David Wolpert


David Hilton Wolpert is an American mathematician, physicist and computer scientist. He is a professor at Santa Fe Institute. He is the author of three books, three patents, over one hundred refereed papers, and has received numerous awards. His name is particularly associated with a group of theorems in computer science known as "no free lunch".

Career

David Wolpert took a B.A. in Physics at Princeton University, then attended the University of California, Santa Barbara, where he took the degrees of M.A. and Ph.D..
Between 1989 and 1997 he pursued a research career at Los Alamos National Laboratory, IBM, TXN Inc. and Santa Fe Institute.
From 1997 to 2011 he worked as senior computer scientist at NASA Ames Research Center, and became visiting scholar at the Max Planck Institute. He spent the year 2010-11 as Ulam Scholar at the Center for Nonlinear Studies at Los Alamos.
He joined the faculty of Santa Fe Institute in 2011 and became a professor there in September 2013. His research interests have included statistics, game theory, machine learning applications, information theory, optimization methods and complex systems theory.

"No free lunch"

One of Wolpert’s most discussed achievements is known as No free lunch in search and optimization.
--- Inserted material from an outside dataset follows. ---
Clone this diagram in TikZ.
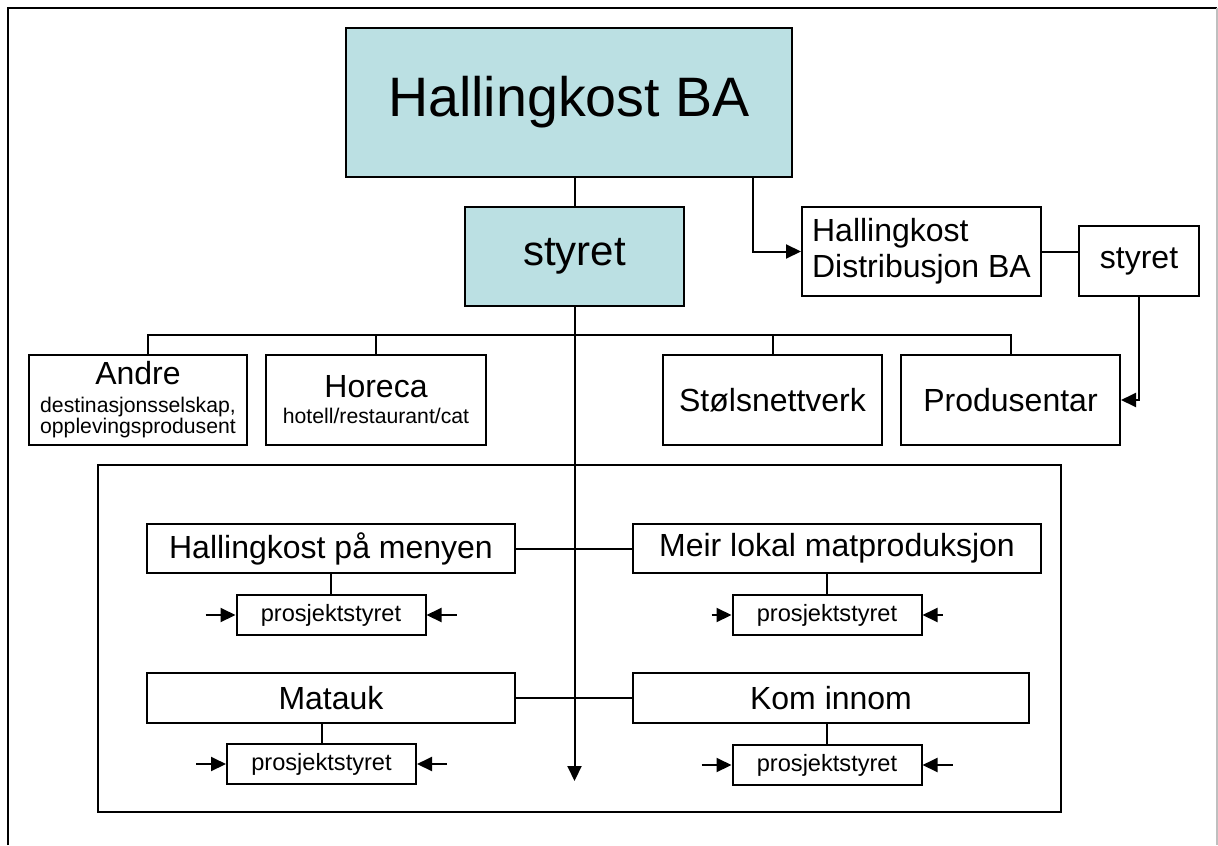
\documentclass[tikz,border=0pt]{standalone}
\usepackage{fontspec}
\setmainfont{Liberation Sans}
\usepackage{tikz}
\usetikzlibrary{arrows.meta,positioning}
\definecolor{hkteal}{RGB}{187,224,227}
\newcommand{\hksmall}{\fontsize{10.6}{10.5}\selectfont}

\begin{document}
\begin{tikzpicture}[
    x=1pt, y=-1pt,
    topbox/.style={draw, fill=hkteal, inner sep=0pt},
    orgbox/.style={draw, fill=white, inner sep=0pt, minimum height=45pt, font=\fontsize{16}{18}\selectfont},
    twoline/.style={orgbox, align=center, font=\fontsize{16}{10.5}\selectfont},
    projbox/.style={draw, fill=white, inner sep=0pt, minimum height=24.5pt, font=\fontsize{16}{18}\selectfont},
    psbox/.style={draw, fill=white, inner sep=0pt, minimum width=94.5pt, minimum height=20pt, font=\fontsize{11.8}{13}\selectfont},
    >={Triangle[length=7.5pt,width=7pt]},
    line width=1pt,
    node distance=10pt
]
    \useasboundingbox (0,0) rectangle (609,422.5);
    \draw (4,422.5) -- (4,4) -- (608.5,4);
    \draw[gray!50] (608.5,4) -- (608.5,422.5);

    \node[topbox, minimum width=223pt, minimum height=74.5pt, font=\fontsize{27.8}{33}\selectfont] (hk) at (284.5,51.25) {Hallingkost BA};
    \node[topbox, minimum width=109.5pt, minimum height=49.5pt, font=\fontsize{21}{25}\selectfont] (st) at (287.25,128.25) {styret};
    \node[orgbox, minimum width=119.5pt, minimum height=44.5pt, align=left] (dist) at (460.75,125.75) {Hallingkost\\Distribusjon BA};
    \node[orgbox, minimum width=60pt, minimum height=35pt] (dst) at (569.5,130.5) {styret};

    \node[twoline, minimum width=109pt] (andre) at (69,200) {Andre\\[3.5pt]\hksmall destinasjonsselskap,\\\hksmall opplevingsprodusent};
    \node[twoline, minimum width=110pt] (horeca) at (188,200) {Horeca\\[2.5pt]\hksmall hotell/restaurant/cat};
    \node[orgbox, minimum width=109.5pt] (stol) at (386.25,200) {Stølsnettverk};
    \node[orgbox, minimum width=109.5pt] (prod) at (505.25,200) {Produsentar};

    \coordinate (bus) at (0,167.5);
    \draw ([xshift=5pt]andre.north) -- ([xshift=5pt]andre.north |- bus) -- (prod.north |- bus) -- (prod.north);
    \foreach \n in {horeca, stol}
        \draw (\n.north |- bus) -- (\n.north);

    \draw (st.north |- hk.south) -- (st.north);
    \draw[->] ([xshift=92pt]hk.south) |- (dist.west);
    \draw (dist.east) -- (dist.east -| dst.west);
    \draw[->] (dst.south) |- (prod.east);

    % project frame
    \draw (49,232.5) rectangle (530.5,406);
    \coordinate (stend) at (287.25,390.5);
    \draw[->] (st.south) -- (stend);

    \node[projbox, minimum width=184pt] (meny) at (165.5,274.25) {Hallingkost på menyen};
    \node[projbox, minimum width=204pt] (meir) at (418.5,274.25) {Meir lokal matproduksjon};
    \node[projbox, minimum width=184pt, minimum height=25pt] (matauk) at (165.5,349) {Matauk};
    \node[projbox, minimum width=198pt, minimum height=25pt] (kom) at (415.5,349) {Kom innom};
    \draw (meny) -- (meir);
    \draw (matauk) -- (kom);

    \node[psbox, below=10pt of meny] (ps1) {prosjektstyret};
    \node[psbox, below=10pt of meir, xshift=-5pt] (ps2) {prosjektstyret};
    \node[psbox, below=9.5pt of matauk, xshift=-4.75pt] (ps3) {prosjektstyret};
    \node[psbox, below=10pt of kom, xshift=-2pt] (ps4) {prosjektstyret};

    \foreach \a/\b in {meny/ps1, meir/ps2, matauk/ps3, kom/ps4}
        \draw (\b.north |- \a.south) -- (\b.north);

    \foreach \p/\d in {ps1/15pt, ps2/10pt, ps3/15pt, ps4/15pt} {
        \coordinate (\p-l) at ([xshift=-\d]\p.west);
        \coordinate (\p-r) at ([xshift=\d]\p.east);
        \draw[->] (\p-l) -- (\p.west);
        \draw[->] (\p-r) -- (\p.east);
    }
\end{tikzpicture}
\end{document}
By this theorem, all algorithms for search and optimization perform equally well averaged over all problems in the class with which they are designed to deal. The theorem holds only under certain conditions that are not often encountered precisely in real life, although it has been claimed that the conditions can be met approximately. The theorem lies within the domain of computer science, but a weaker version known as the “folkloric no free lunch theorem” has been drawn upon by William A. Dembski in support of intelligent design. This use of the theorem has been rejected by Wolpert himself and others.

Limitation on knowledge

Wolpert has put forward a formal argument to show that it is in principle impossible for any intellect to know everything about the universe of which it forms a part, in other words disproving "Laplace's demon". This has been seen as an extension of the limitative theorems of the twentieth century such as those of Heisenberg and Gödel. In 2018 Wolpert published a proof revealing the fundamental limits of scientific knowledge.

Machine learning

Wolpert made many contributions to the early work on machine learning. These include the first Bayesian estimator of the entropy of a distribution based on samples of the distribution, disproving formal claims that the "evidence procedure" is equivalent to hierarchical Bayes, a Bayesian alternative to the chi-squared test, a proof that there is no prior for which the bootstrap procedure is Bayes-optimal, and Bayesian extensions of the bias-plus-variance decomposition. Most prominently, he introduced "stacked generalization", a more sophisticated version of cross-validation that uses held-in / held-out partitions of a data set to combine learning algorithms rather than just choose one of them. This work was developed further by Breiman, Smyth, Clarke and many others, and in particular the top two winners of 2009 Netflix competition made extensive use of stacked generalization.